繰り返される日常こそが支えてくれる
午前中いつもの公園を走った。
冬の冷たい空気を感じて走るのは気持ちがいいことだ。
梢の向こうにこの時期は広く見える青空と太陽が眩しい。
最近、レベッカ・ソルニットの『オーウェルの薔薇』という本を読んだ。https://www.iwanami.co.jp/smp/book/b615153.html
『1984年』や『動物農場』といった小説で全体主義管理国家でのディストピアやファシズムとの闘いなどを描き、抵抗の文学作家として有名なオーウェルだが、そのオーウェルは英国北部の田舎で庭いじりをし、野菜や薔薇を育てる人という一面があった。そんな彼の生活が家事日記という家計簿兼日記のようなものに残っている。

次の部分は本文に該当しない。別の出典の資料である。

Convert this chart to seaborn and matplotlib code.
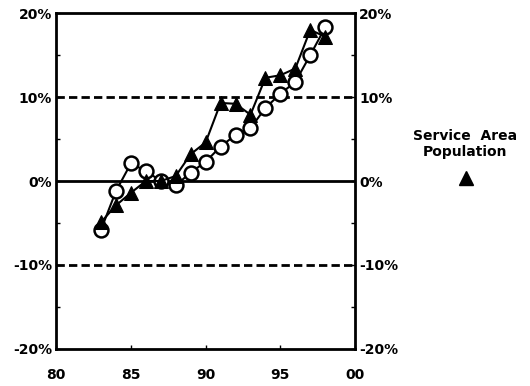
import pandas as pd
import seaborn as sns
import matplotlib.pyplot as plt

# years (19xx) and percent change values
years = [83, 84, 85, 86, 87, 88, 89, 90, 91, 92, 93, 94, 95, 96, 97, 98]
service_area_pop = [-4.9, -2.9, -1.4, 0.0, 0.0, 0.6, 3.2, 4.6, 9.3, 9.2, 7.9, 12.3, 12.6, 13.4, 18.0, 17.2]
other_series = [-5.8, -1.2, 2.1, 1.2, 0.0, -0.5, 1.0, 2.3, 4.1, 5.5, 6.3, 8.7, 10.4, 11.8, 15.0, 18.3]

y_ticks = [-20, -10, 0, 10, 20]
y_labels = ['-20%', '-10%', '0%', '10%', '20%']
x_ticks = [80, 85, 90, 95, 100]
x_labels = ['80', '85', '90', '95', '00']

df = pd.DataFrame({'year': years, 'pop': service_area_pop, 'other': other_series})

sns.set_style('white')
plt.rcParams['font.family'] = ['DejaVu Sans']
plt.rcParams['font.weight'] = 'bold'
plt.rcParams['text.color'] = 'black'
plt.rcParams['xtick.color'] = 'black'
plt.rcParams['ytick.color'] = 'black'

fig = plt.figure(figsize=(5.3, 3.86), dpi=100)
ax = fig.add_axes([0.106, 0.096, 0.564, 0.870])

# reference lines
ax.axhline(0, color='black', lw=2, zorder=1)
ax.axhline(10, color='black', lw=2, ls=(0, (3, 1.5)), zorder=1)
ax.axhline(-10, color='black', lw=2, ls=(0, (3, 1.5)), zorder=1)

sns.lineplot(data=df, x='year', y='other', ax=ax, color='black', lw=1.5,
             marker='o', markersize=10, markerfacecolor='white',
             markeredgecolor='black', markeredgewidth=1.8, zorder=3)
sns.lineplot(data=df, x='year', y='pop', ax=ax, color='black', lw=1.5,
             marker='^', markersize=10, markerfacecolor='black',
             markeredgecolor='black', zorder=4)

ax.set_xlim(80, 100)
ax.set_ylim(-20, 20)
ax.set_xticks(x_ticks)
ax.set_xticklabels(x_labels, fontsize=10, fontweight='bold')
ax.set_yticks(y_ticks)
ax.set_yticklabels(y_labels, fontsize=10, fontweight='bold')
ax.set_yticks([-15, -5, 5, 15], minor=True)
ax.tick_params(axis='both', which='both', direction='in', length=3, width=1,
               pad=3, right=True, labelright=True, bottom=True, left=True)
ax.tick_params(axis='x', pad=14)
ax.set_xlabel('')
ax.set_ylabel('')
for s in ax.spines.values():
    s.set_linewidth(2)
    s.set_color('black')

# legend-like annotation
fig.text(0.878, 0.627, 'Service  Area\nPopulation', ha='center', va='center',
         fontsize=10, fontweight='bold', linespacing=1.15)
fig.lines.append(plt.Line2D([0.88], [0.539], transform=fig.transFigure,
                            marker='^', markersize=10, color='black', ls='none'))

fig.savefig('out.png', dpi=100)
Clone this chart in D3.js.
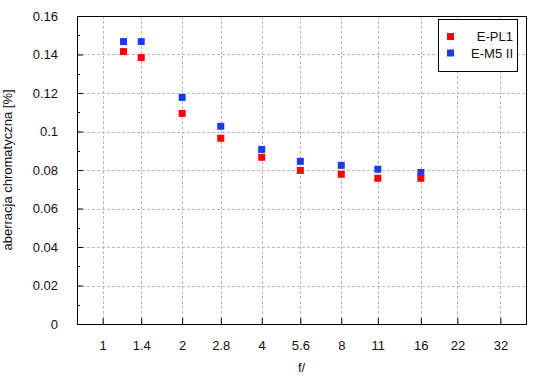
<!DOCTYPE html>
<html>
<head>
<meta charset="utf-8">
<script src="https://cdn.jsdelivr.net/npm/d3@7"></script>
<style>
  body { margin: 0; background: #fff; }
  text { font-family: "Liberation Sans", Arial, sans-serif; fill: #111; }
</style>
</head>
<body>
<div class="canvas"></div>
<script>
// data
const fStops = [1.2, 1.4, 2, 2.8, 4, 5.6, 8, 11, 16];
const eplValues = [0.1415, 0.1384, 0.1094, 0.0965, 0.0866, 0.0798, 0.0778, 0.0757, 0.0757];
const em5Values = [0.1467, 0.1467, 0.1177, 0.1027, 0.0907, 0.0845, 0.0824, 0.0804, 0.0787];
const seriesNames = ['E-PL1', 'E-M5 II'];
const seriesColors = ['#ff0000', '#1a3ce6'];
const xTicks = [1, 1.4, 2, 2.8, 4, 5.6, 8, 11, 16, 22, 32];
const yTicks = [0, 0.02, 0.04, 0.06, 0.08, 0.1, 0.12, 0.14, 0.16];
const yMinor = [0.01, 0.03, 0.05, 0.07, 0.09, 0.11, 0.13, 0.15];

const margin = { top: 16, right: 24, bottom: 56, left: 77 };
const graphWidth = 550 - margin.left - margin.right;
const graphHeight = 380 - margin.top - margin.bottom;

const svg = d3.select('.canvas')
  .append('svg')
  .attr('width', 550)
  .attr('height', 380);

const graph = svg.append('g')
  .attr('transform', `translate(${margin.left}, ${margin.top})`);

const x = d3.scaleLog().domain([0.8, 40]).range([0, graphWidth]);
const y = d3.scaleLinear().domain([0, 0.16]).range([graphHeight, 0]);

// grid
graph.append('g')
  .selectAll('line.gx')
  .data(xTicks)
  .enter().append('line')
    .attr('x1', d => Math.round(x(d)) + 0.5)
    .attr('x2', d => Math.round(x(d)) + 0.5)
    .attr('y1', 0)
    .attr('y2', graphHeight)
    .attr('stroke', '#bbb')
    .attr('stroke-dasharray', '3,2');

graph.append('g')
  .selectAll('line.gy')
  .data(yTicks.slice(1, -1))
  .enter().append('line')
    .attr('x1', 0)
    .attr('x2', graphWidth)
    .attr('y1', d => Math.round(y(d)) + 0.5)
    .attr('y2', d => Math.round(y(d)) + 0.5)
    .attr('stroke', '#bbb')
    .attr('stroke-dasharray', '3,2');

// axes (ticks pointing inward)
const xAxis = d3.axisBottom(x)
  .tickValues(xTicks)
  .tickFormat(d => d)
  .tickSizeInner(-6)
  .tickSizeOuter(0)
  .tickPadding(17);

const yAxis = d3.axisLeft(y)
  .tickValues(yTicks)
  .tickFormat(d => d)
  .tickSizeInner(-6)
  .tickSizeOuter(0)
  .tickPadding(19);

const xAxisGroup = graph.append('g')
  .attr('transform', `translate(0, ${graphHeight})`)
  .call(xAxis);

const yAxisGroup = graph.append('g')
  .call(yAxis);

[xAxisGroup, yAxisGroup].forEach(g => {
  g.select('.domain').remove();
  g.selectAll('line').attr('stroke', '#000');
  g.selectAll('text').style('font-size', '13px').attr('fill', '#111');
});

graph.append('g')
  .selectAll('line')
  .data(yMinor)
  .enter().append('line')
    .attr('x1', 0)
    .attr('x2', 3)
    .attr('y1', d => Math.round(y(d)) + 0.5)
    .attr('y2', d => Math.round(y(d)) + 0.5)
    .attr('stroke', '#000');

// border
graph.append('rect')
  .attr('x', 0.5)
  .attr('y', 0.5)
  .attr('width', graphWidth)
  .attr('height', graphHeight)
  .attr('fill', 'none')
  .attr('stroke', '#000');

// points: E-M5 II first, E-PL1 drawn on top
const series = [eplValues, em5Values];
[1, 0].forEach(s => {
  graph.append('g')
    .selectAll('rect')
    .data(series[s])
    .enter().append('rect')
      .attr('x', (d, i) => x(fStops[i]) - 3.5)
      .attr('y', d => y(d) - 3.5)
      .attr('width', 7)
      .attr('height', 7)
      .attr('fill', seriesColors[s]);
});

// legend
const legend = svg.append('g');
legend.append('rect')
  .attr('x', 438.5)
  .attr('y', 19.5)
  .attr('width', 79)
  .attr('height', 52)
  .attr('fill', '#fff')
  .attr('stroke', '#000');

seriesNames.forEach((name, i) => {
  legend.append('rect')
    .attr('x', 447)
    .attr('y', 33 + i * 16.5)
    .attr('width', 7)
    .attr('height', 7)
    .attr('fill', seriesColors[i]);
  legend.append('text')
    .attr('x', 513)
    .attr('y', 41 + i * 16.5)
    .attr('text-anchor', 'end')
    .style('font-size', '13px')
    .text(name);
});

// axis titles
svg.append('text')
  .attr('x', margin.left + graphWidth / 2 + 0)
  .attr('y', 372)
  .attr('text-anchor', 'middle')
  .style('font-size', '13px')
  .text('f/');

svg.append('text')
  .attr('transform', `translate(12, ${margin.top + graphHeight / 2}) rotate(-90)`)
  .attr('text-anchor', 'middle')
  .style('font-size', '13px')
  .text('aberracja chromatyczna [%]');
</script>
</body>
</html>
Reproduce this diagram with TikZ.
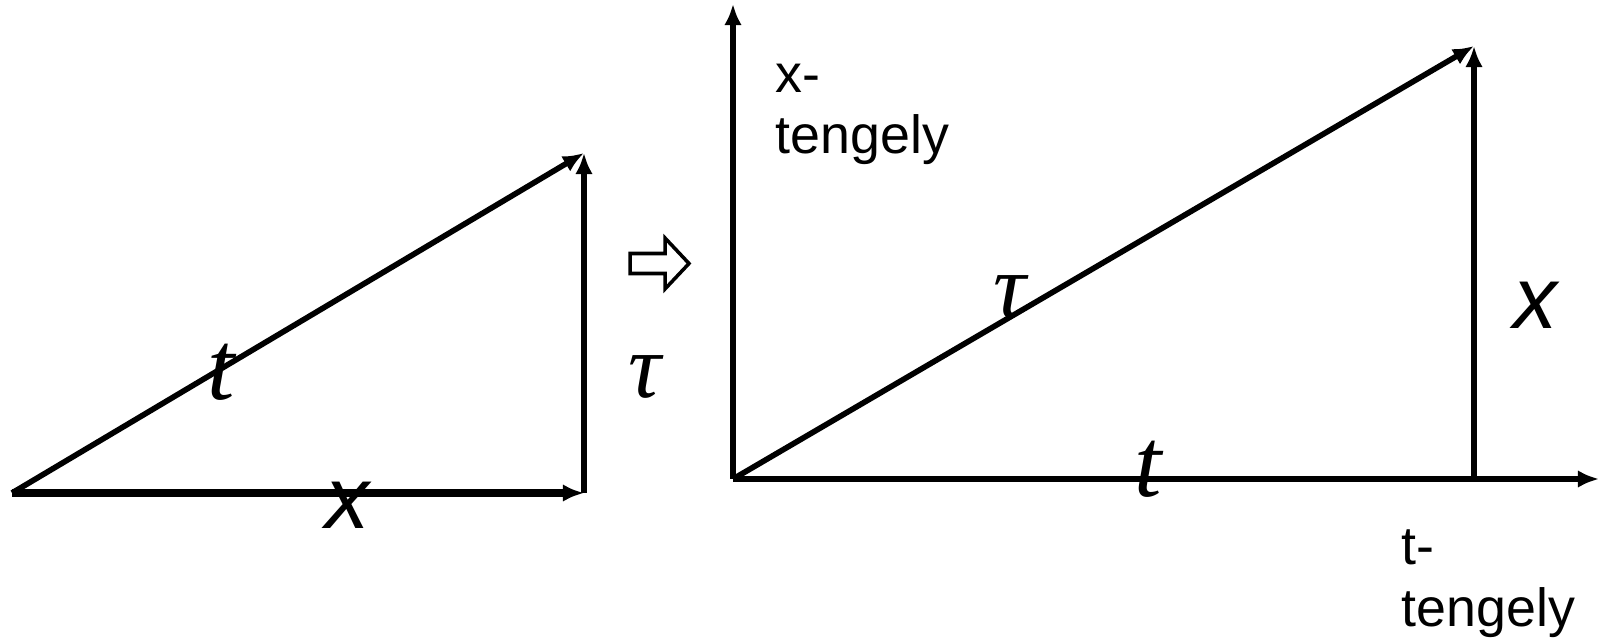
\documentclass[tikz,border=0pt]{standalone}
\usepackage{fontspec}
\setmainfont{Liberation Serif}
\setsansfont{Liberation Sans}
\usetikzlibrary{arrows.meta}
\begin{document}
\begin{tikzpicture}[>={Latex[length=6pt,width=5pt]},line width=1.6pt,every node/.style={inner sep=0pt},
  axlabel/.style={font=\sffamily\fontsize{15.3}{17.5}\selectfont,align=left,anchor=north west},
  vart/.style={font=\fontsize{28}{28}\selectfont\itshape},
  vartau/.style={font=\fontsize{26}{26}\selectfont\itshape},
  varx/.style={font=\sffamily\fontsize{25}{25}\selectfont\itshape}]
\useasboundingbox (0,0) rectangle (15.99,6.38);
% left triangle
\coordinate (A) at (0.12,1.45);
\coordinate (B) at (5.84,1.45);
\coordinate (C) at (5.84,4.85);
\draw[->,line width=2.1pt] (A)--(B);
\draw[->] (B)--(C);
\draw[->] (A)--(C);
\node[vart] (lt) at (2.21,2.66){t};
\node[varx] (lx) at (3.47,1.33){x};
\node[vartau] (ltau) at (6.45,2.61){τ};
% hollow arrow
\draw[line width=1pt] (6.30,3.645)--(6.65,3.645)--(6.65,3.49)--(6.89,3.745)--(6.65,4.00)--(6.65,3.845)--(6.30,3.845)--cycle;
% right triangle with axes
\coordinate (O) at (7.33,1.59);
\coordinate (Y) at (7.33,6.34);
\coordinate (T) at (15.99,1.59);
\coordinate (F) at (14.74,1.59);
\coordinate (P) at (14.74,5.92);
\draw[->] (O)--(Y);
\draw[->] (O)--(T);
\draw[->] (F)--(P);
\draw[->] (O)--(P);
\node[axlabel] (xax) at (7.73,5.77){x-\\tengely};
\node[axlabel] (tax) at (13.99,1.11){t-\\tengely};
\node[vartau] (rtau) at (10.10,3.41){τ};
\node[varx] (rx) at (15.35,3.33){x};
\node[vart] (rt) at (11.48,1.69){t};
\end{tikzpicture}
\end{document}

季節ごとの苗の注文とか、値段とかいった些細な日常の覚え書きには彼の小説の世界とはかけ離れた飾らない作家の日常が書かれている。
花や植物と触れ合うこと、自然の風景と田園の中で繰り返されるありふれた家庭の日常、それこそが戦争が繰り返されるような厳しい情勢の中にいる人間の心を癒してくれるのかも知れない。そんな内容が心に沁みた。
末の息子が高校3年生の頃から、この公園を歩いたり走ったりするようになった。もう4年が経つ。見慣れた風景ではあるが、季節ごとに少しずつ変わる木々や足元の雑草、毛繕いをしている地域猫。そんなものを横に見ながら走ることは、かけがえのない時間になっていると思う。